Anderson’s The Master presents a powerful and precise portrait of a troubled, violent, and often soused drifter named Freddie Quell (Joaquin Phoenix), suffering from shellshock after WWII he eventually, in 1950, runs into the charismatic cult leader Lancaster Dodd (Philip Seymour Hoffman). Mentoring Freddie, Dodd brings him into his religious movement, the Cause––a simulacrum for Scientology, and Dodd of L. Ron Hubbard.

A compelling, challenging, maddening and invigorating film, cinematographer Mihai Mălaimare Jr. (who won many awards for his fine work here), presents a fluid and unbroken chain of high contrasting imagery. This is one haunting and lamentable honey of a picture.

 

11. The Third Man (1949)

the third man cinematography

Something of a compendium of film noir technique, Carol Reed’s The Third Man is, as New York Times movie critic Bosley Crowther wrote “a brilliantly packaged bag of cinematic tricks, [showing Reed’s] whole range of inventive genius for making the camera expound. His eminent gifts for compressing a wealth of suggestion in single shots, for building up agonized tension and popping surprises are fully exercised.”

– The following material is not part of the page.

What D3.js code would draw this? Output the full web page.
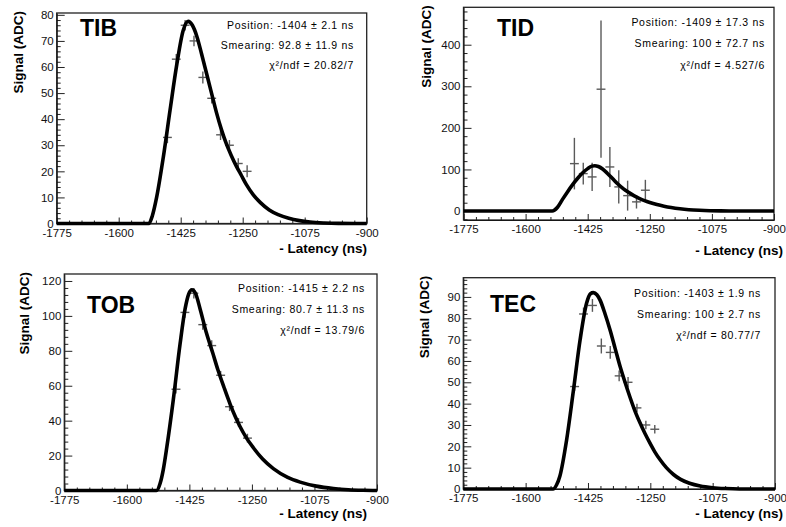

Set in postwar Vienna, and starring cinema legends Joseph Cotten and Orson Welles (Trevor Howard and Alida Valli also turn in strong performances), even this strong a cast is dominated by the atmospheric use of Robert Krasker’s impressive expressionistic black-and-white photography.

With distorted Dutch angles, harsh lighting, and authentic locations, paired with Anton Karas’ iconic thematic score, this is the Cold War made manifest as a cynical, sinister, and sumptuous spectacle.